Asmodee is to date owned by PAI and certain minority shareholders of Asmodee. Asmodee's CEO Stéphane Carville together with his management team would continue to lead the new operating group. Following completion of the transaction, PAI would hold approximately four percent of the shares in Embracer, and the minority shareholders would hold up to four percent of the shares in Embracer depending on to what extent and at what terms the agreed put and call options would be exercised
Background and Rationale
If the transaction is completed, this would mark a transformative step in Embracer's strategy within gaming and entertainment as outlined at the September AGM:
• Creates Europe's largest gaming group and establishes an important market leading position in board games, a category that is highly complementary to PC, console, VR and mobile games and with appealing long term organic growth outlook.
• Offers the opportunity to cross-fertilise IP and strengthen licensing partnerships across PC, console, VR, mobile, board and trading card games.
• Strong foundation for the future development of transmedia IPs.
• Ability to leverage the omni-channel distribution network to drive efficiencies across existing and new markets.
• Providing a proven platform for value-accretive M&A, complemented by a sizeable funnel for future opportunities within board games, trading card games & collectables.
• Shared strong cultural fit, with a similar integrated model operating across the value chain, from IP through to publishing and distribution.
• Enhancing the new Group's strong financial profile, with added diversity, predictability, resilience, and immediate accretion to adjusted earnings per share and free cash flow per share.

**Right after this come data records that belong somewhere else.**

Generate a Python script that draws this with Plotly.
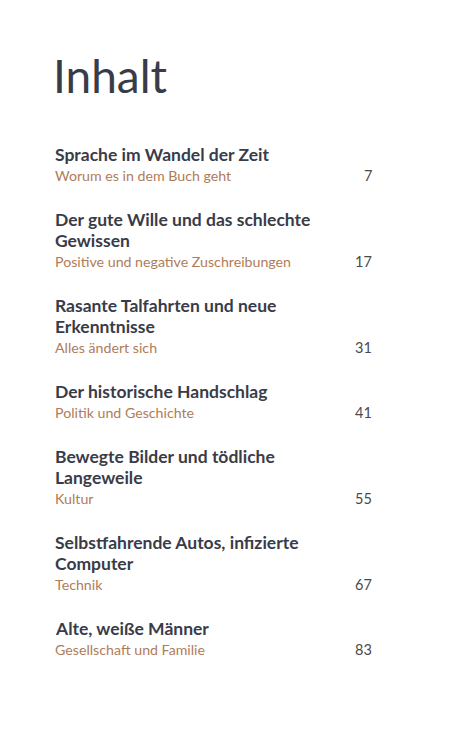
import plotly.graph_objects as go

title = "Inhalt"
headings = [
    "Sprache im Wandel der Zeit",
    "Der gute Wille und das schlechte<br>Gewissen",
    "Rasante Talfahrten und neue<br>Erkenntnisse",
    "Der historische Handschlag",
    "Bewegte Bilder und tödliche<br>Langeweile",
    "Selbstfahrende Autos, infizierte<br>Computer",
    "Alte, weiße Männer",
]
subtitles = [
    "Worum es in dem Buch geht",
    "Positive und negative Zuschreibungen",
    "Alles ändert sich",
    "Politik und Geschichte",
    "Kultur",
    "Technik",
    "Gesellschaft und Familie",
]
pages = [7, 17, 31, 41, 55, 67, 83]

W, H = 457, 750
off = 8  # page body margin, so axis units equal window pixels
left, right = 53, 374
line_h = 21
gap = 44
dark = "#393c48"
brown = "#b07c58"
num_col = "#4a4a4a"
font = "Lato"

fig = go.Figure()
fig.add_trace(go.Scatter(x=[off, W + off], y=[off, H + off], mode="markers",
                         marker=dict(opacity=0), hoverinfo="skip"))

ann = []
ann.append(dict(x=left - 2, y=75, text=title, xanchor="left", yanchor="middle",
                showarrow=False, font=dict(family=font, size=46, color=dark)))

y = 154
for head, sub, pg in zip(headings, subtitles, pages):
    for line in head.split("<br>"):
        ann.append(dict(x=left, y=y, text="<b>" + line + "</b>", xanchor="left",
                        yanchor="middle", showarrow=False,
                        font=dict(family=font, size=17.5, color=dark)))
        y += line_h
    ann.append(dict(x=left, y=y, text=sub, xanchor="left", yanchor="middle",
                    showarrow=False, font=dict(family=font, size=14.2, color=brown)))
    ann.append(dict(x=right, y=y, text=str(pg), xanchor="right", yanchor="middle",
                    showarrow=False, font=dict(family=font, size=14.5, color=num_col)))
    y += gap

fig.update_layout(
    width=W, height=H,
    margin=dict(l=0, r=0, t=0, b=0),
    paper_bgcolor="white", plot_bgcolor="white",
    showlegend=False,
    annotations=ann,
    xaxis=dict(range=[off, W + off], visible=False, fixedrange=True),
    yaxis=dict(range=[H + off, off], visible=False, fixedrange=True),
)
fig.write_html("out.html", config={"displayModeBar": False})
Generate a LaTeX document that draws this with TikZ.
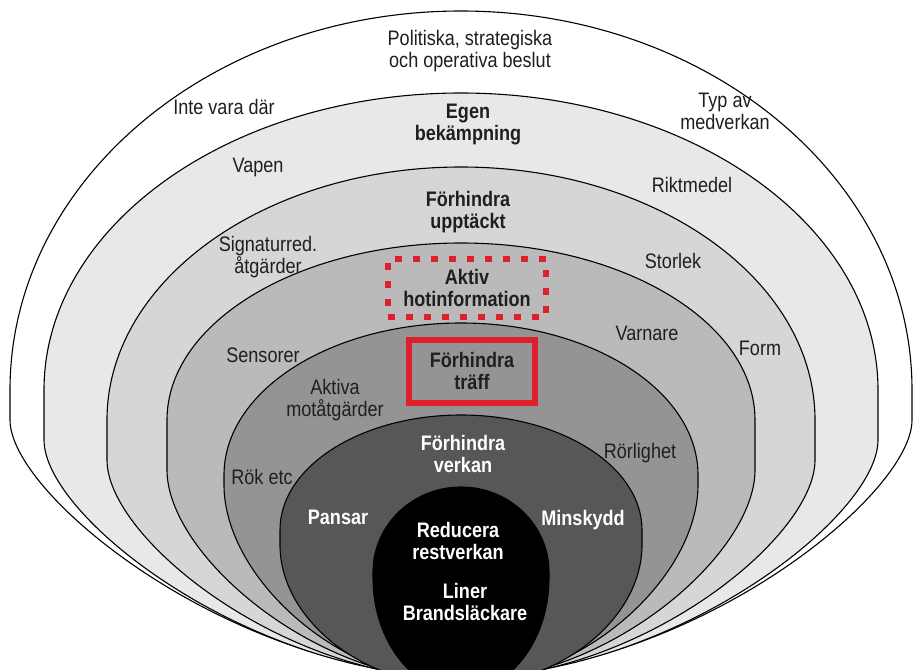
\documentclass[tikz,border=0pt]{standalone}
\usepackage{fontspec}
\setmainfont{Liberation Sans}[FakeStretch=0.86]
\definecolor{redbox}{RGB}{222,32,44}
% cx, yt, ym1, ym2, a, yb, kb1, kb2, fill
\newcommand\drawegg[9]{%
 \pgfmathsetmacro\eL{#1-#5}%
 \pgfmathsetmacro\eR{#1+#5}%
 \pgfmathsetmacro\eTy{#3-0.5523*(#3-#2)}%
 \pgfmathsetmacro\eTxL{#1-0.5523*#5}%
 \pgfmathsetmacro\eTxR{#1+0.5523*#5}%
 \pgfmathsetmacro\eBy{#4+#7*(#6-#4)}%
 \pgfmathsetmacro\eBxL{#1-#8*#5}%
 \pgfmathsetmacro\eBxR{#1+#8*#5}%
 \draw[ring,fill=#9] (#1,#6) .. controls (\eBxL,#6) and (\eL,\eBy) .. (\eL,#4)
   -- (\eL,#3) .. controls (\eL,\eTy) and (\eTxL,#2) .. (#1,#2)
   .. controls (\eTxR,#2) and (\eR,\eTy) .. (\eR,#3) -- (\eR,#4)
   .. controls (\eR,\eBy) and (\eBxR,#6) .. cycle;
}
\begin{document}
\begin{tikzpicture}[x=1pt,y=-1pt,
  ring/.style={draw=black,line width=1.1pt},
  lab/.style={inner sep=0pt,align=center,text=black!88,font=\fontsize{21}{22}\selectfont},
  hd/.style={lab,font=\fontsize{21}{22}\selectfont\bfseries},
  hdw/.style={hd,text=white},
  dotbox/.style={draw=redbox,line width=5.5pt,dash pattern=on 7pt off 11pt,minimum width=158pt,minimum height=58pt},
  solbox/.style={draw=redbox,line width=6pt,minimum width=126pt,minimum height=63pt}]
\useasboundingbox (0,0) rectangle (915,669);
\fill[white] (0,0) rectangle (915,669);
\begin{scope}
\clip (0,0) rectangle (915,669);
\drawegg{461}{11}{390}{420}{451}{676}{0.30}{0.50}{white}
\drawegg{461}{93}{390}{440}{417}{677}{0.33}{0.50}{black!9}
\drawegg{461}{167}{420}{460}{354}{679}{0.36}{0.50}{black!16}
\drawegg{461}{243}{420}{470}{294}{681}{0.40}{0.50}{black!27}
\drawegg{461}{323}{475}{485}{237}{683}{0.46}{0.52}{black!42}
\drawegg{461}{415}{530}{545}{181}{686}{0.52}{0.55}{black!66}
\drawegg{461}{487}{572}{578}{88}{692}{0.55}{0.55}{black}
\end{scope}
\node[lab] (pol) at (470,51) {Politiska, strategiska\\och operativa beslut};
\node[lab] (inte) at (224,107) {Inte vara där};
\node[hd] (egen) at (468,124) {Egen\\bekämpning};
\node[lab] (typ) at (725,111) {Typ av\\medverkan};
\node[lab] (vapen) at (258,167) {Vapen};
\node[lab] (rikt) at (692,185) {Riktmedel};
\node[hd] (uppt) at (468,212) {Förhindra\\upptäckt};
\node[lab] (sign) at (268,257) {Signaturred.\\åtgärder};
\node[lab] (storlek) at (673,261) {Storlek};
\node[hd,dotbox] (aktiv) at (467,288) {Aktiv\\hotinformation};
\node[lab] (sens) at (263,355) {Sensorer};
\node[lab] (varn) at (647,333) {Varnare};
\node[lab] (form) at (760,348) {Form};
\node[hd,solbox] (traff) at (472,371) {Förhindra\\träff};
\node[lab] (aktiva) at (335,400) {Aktiva\\motåtgärder};
\node[lab] (rok) at (262,477) {Rök etc};
\node[hdw] (verkan) at (463,454) {Förhindra\\verkan};
\node[lab] (rorl) at (640,453) {Rörlighet};
\node[hdw] (pansar) at (338,517) {Pansar};
\node[hdw] (mins) at (583,520) {Minskydd};
\node[hdw] (red) at (458,541) {Reducera\\restverkan};
\node[hdw] (liner) at (465,602) {Liner\\Brandsläckare};
\end{tikzpicture}
\end{document}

If the acquisition is completed, Embracer would onboard one of the market leading independent global players in a large, growing, highly resilient board gaming market with proven experience of creating long-lasting franchises and delivering strong original content. The acquisition would create Europe's largest gaming group, and would enable collaboration within Embracer in terms of development, publishing, technology, IPs as well as a platform for further M&A. Asmodee would become the ninth operating group, continuing to operate independently.